In this case, x is a vector of four values, or mathematically, x=[x1,x2,x3,x4].

The label we're trying to predict (y) is the species of the penguin, and that there are three possible species it could be:

  • Adelie
  • Gentoo
  • Chinstrap

This is an example of a classification problem, in which the machine learning model must predict the most probable class to which an observation belongs. A classification model accomplishes this by predicting a label that consists of the probability for each class. In other words, y is a vector of three probability values; one for each of the possible classes: [P(y=0|x), P(y=1|x), P(y=2|x)].

The process for inferencing a predicted penguin class using this network is:

  1. The feature vector for a penguin observation is fed into the input layer of the neural network, which consists of a neuron for each x value. In this example, the following x vector is used as the input: [37.3, 16.8, 19.2, 30.0]
  2. The functions for the first layer of neurons each calculate a weighted sum by combining the x value and w weight, and pass it to an activation function that determines if it meets the threshold to be passed on to the next layer.
  3. Each neuron in a layer is connected to all of the neurons in the next layer (an architecture sometimes called a fully connected network) so the results of each layer are fed forward through the network until they reach the output layer.
  4. The output layer produces a vector of values; in this case, using a softmax or similar function to calculate the probability distribution for the three possible classes of penguin. In this example, the output vector is: [0.2, 0.7, 0.1]
  5. The elements of the vector represent the probabilities for classes 0, 1, and 2. The second value is the highest, so the model predicts that the species of the penguin is 1 (Gentoo).

How does a neural network learn?

The weights in a neural network are central to how it calculates predicted values for labels. During the training process, the model learns the weights that will result in the most accurate predictions. Let's explore the training process in a little more detail to understand how this learning takes place.

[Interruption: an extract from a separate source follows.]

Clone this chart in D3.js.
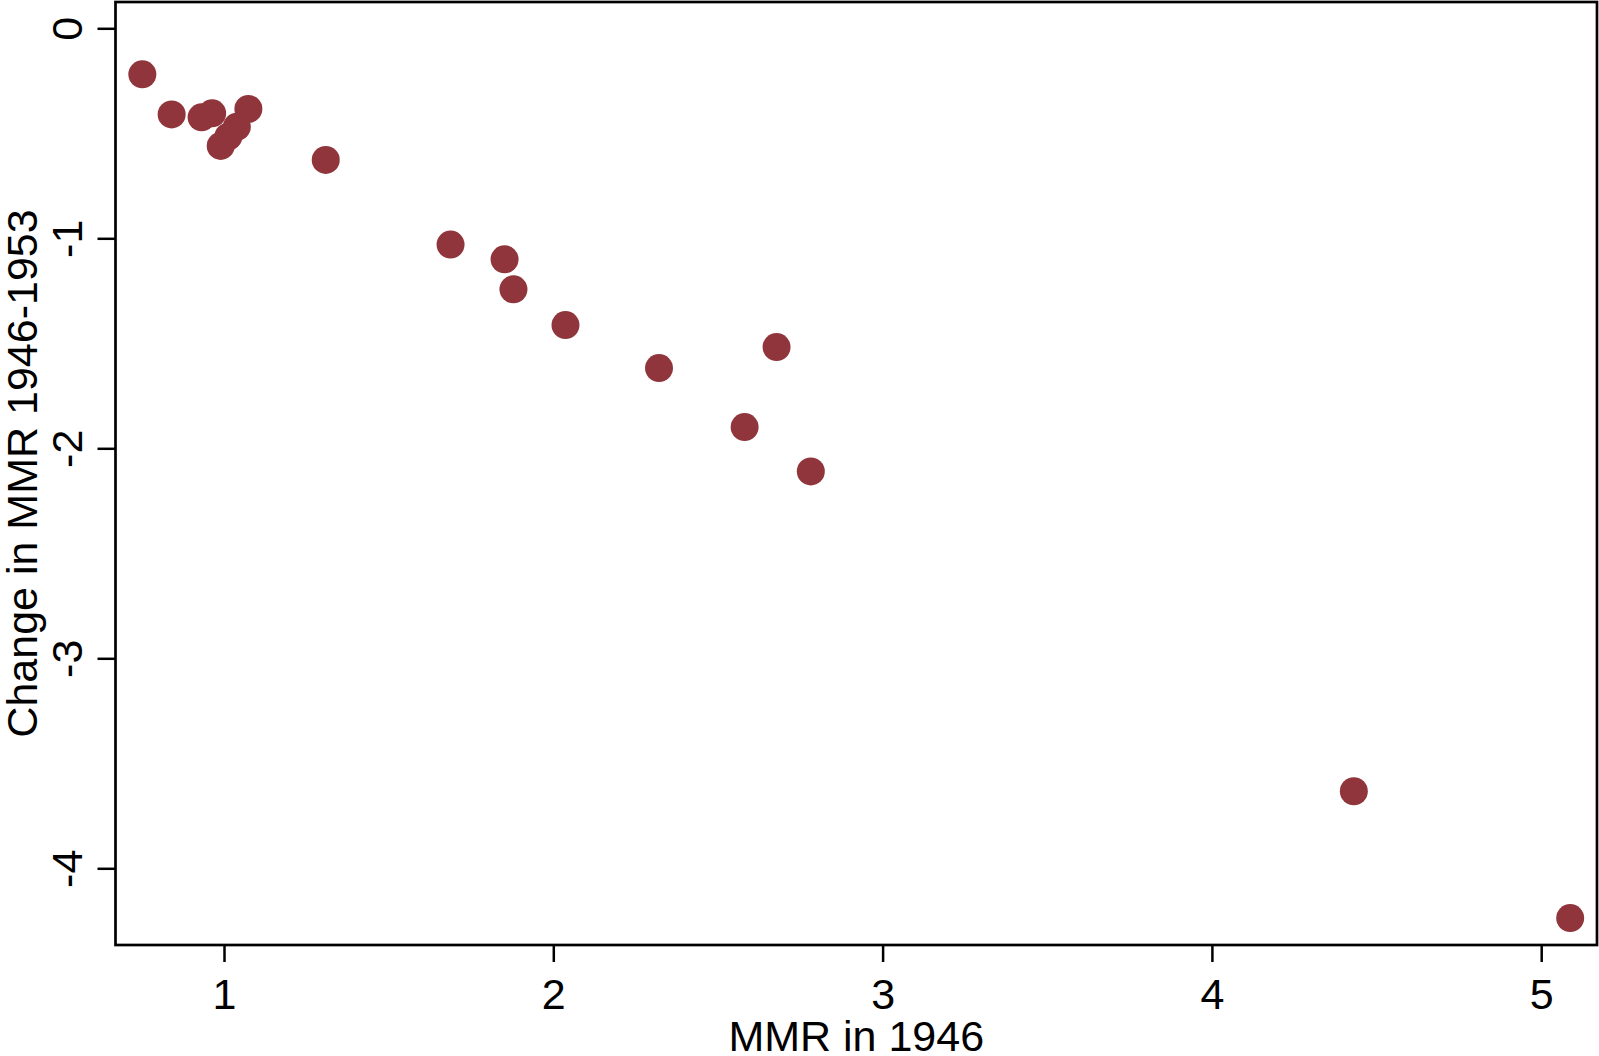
<!DOCTYPE html>
<html>
<head>
<meta charset="utf-8">
<script src="https://cdn.jsdelivr.net/npm/d3@7"></script>
<style>
  html, body { margin: 0; padding: 0; background: #fff; }
  svg { display: block; }
  text { font-family: "Liberation Sans", Arial, sans-serif; fill: #000; }
</style>
</head>
<body>
<svg id="chart" width="1599" height="1056"></svg>
<script>
// Data
const mmr1946 = [0.752, 0.841, 0.932, 0.964, 1.074, 1.039, 1.013, 0.990, 1.309,
                 1.688, 1.852, 1.879, 2.037, 2.321, 2.678, 2.581, 2.782, 4.431, 5.088];
const changeMMR = [-0.219, -0.410, -0.424, -0.405, -0.384, -0.469, -0.516, -0.560, -0.627,
                   -1.030, -1.100, -1.243, -1.413, -1.618, -1.518, -1.899, -2.110, -3.633, -4.237];
const xTicks = [1, 2, 3, 4, 5];
const yTicks = [0, -1, -2, -3, -4];
const xTitle = "MMR in 1946";
const yTitle = "Change in MMR 1946-1953";

const points = mmr1946.map((v, i) => ({ x: v, y: changeMMR[i] }));

const svg = d3.select("#chart");
const L = 115.5, R = 1597, T = 2, B = 945;
const fontSize = 43;
const color = "#90353B";

const x = d3.scaleLinear().domain([1, 5]).range([224, 1541.2]);
const y = d3.scaleLinear().domain([0, -4]).range([28.3, 868.3]);

// points
svg.append("g").selectAll("circle")
  .data(points).enter().append("circle")
  .attr("cx", d => x(d.x))
  .attr("cy", d => y(d.y))
  .attr("r", 14)
  .attr("fill", color);

// x axis
const gx = svg.append("g")
  .attr("transform", `translate(0,${B})`)
  .call(d3.axisBottom(x).tickValues(xTicks).tickFormat(d3.format("d")).tickSize(17).tickSizeOuter(0));
gx.select(".domain").remove();
gx.selectAll(".tick line").attr("stroke", "#000").attr("stroke-width", 2.5);
gx.selectAll(".tick text")
  .attr("y", 64).attr("dy", null)
  .style("font-size", fontSize + "px")
  .style("font-family", '"Liberation Sans", Arial, sans-serif');

// y axis
const gy = svg.append("g")
  .attr("transform", `translate(${L},0)`)
  .call(d3.axisLeft(y).tickValues(yTicks).tickFormat(d3.format("d")).tickSize(18).tickSizeOuter(0));
gy.select(".domain").remove();
gy.selectAll(".tick line").attr("stroke", "#000").attr("stroke-width", 2.5);
gy.selectAll(".tick text")
  .attr("x", null).attr("dy", null)
  .attr("text-anchor", "middle")
  .attr("transform", "translate(-33.5,0) rotate(-90)")
  .style("font-size", fontSize + "px")
  .style("font-family", '"Liberation Sans", Arial, sans-serif')
  .text(d => d === 0 ? "0" : String(d).replace("−", "-"));

// frame
svg.append("rect")
  .attr("x", L).attr("y", T)
  .attr("width", R - L).attr("height", B - T)
  .attr("fill", "none").attr("stroke", "#000").attr("stroke-width", 2.7);

// titles
svg.append("text")
  .attr("x", (L + R) / 2).attr("y", 1051)
  .attr("text-anchor", "middle")
  .style("font-size", fontSize + "px")
  .text(xTitle);

svg.append("text")
  .attr("transform", `translate(37,${(T + B) / 2}) rotate(-90)`)
  .attr("text-anchor", "middle")
  .style("font-size", fontSize + "px")
  .text(yTitle);
</script>
</body>
</html>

Diagram of a neural network being trained, evaluated, and optimized.

  1. The training and validation datasets are defined, and the training features are fed into the input layer.
  2. The neurons in each layer of the network apply their weights (which are initially assigned randomly) and feed the data through the network.
  3. The output layer produces a vector containing the calculated values for ŷ. For example, an output for a penguin class prediction might be [0.3. 0.1. 0.6].
  4. A loss function is used to compare the predicted ŷ values to the known y values and aggregate the difference (which is known as the loss). For example, if the known class for the case that returned the output in the previous step is Chinstrap, then the y value should be [0.0, 0.0, 1.0]. The absolute difference between this and the ŷ vector is [0.3, 0.1, 0.4]. In reality, the loss function calculates the aggregate variance for multiple cases and summarizes it as a single loss value.
  5. Since the entire network is essentially one large nested function, an optimization function can use differential calculus to evaluate the influence of each weight in the network on the loss, and determine how they could be adjusted (up or down) to reduce the amount of overall loss. The specific optimization technique can vary, but usually involves a gradient descent approach in which each weight is increased or decreased to minimize the loss.
  6. The changes to the weights are backpropagated to the layers in the network, replacing the previously used values.
  7. The process is repeated over multiple iterations (known as epochs) until the loss is minimized and the model predicts acceptably accurately.


While it's easier to think of each case in the training data being passed through the network one at a time, in reality the data is batched into matrices and processed using linear algebraic calculations. For this reason, neural network training is best performed on computers with graphical processing units (GPUs) that are optimized for vector and matrix manipulation.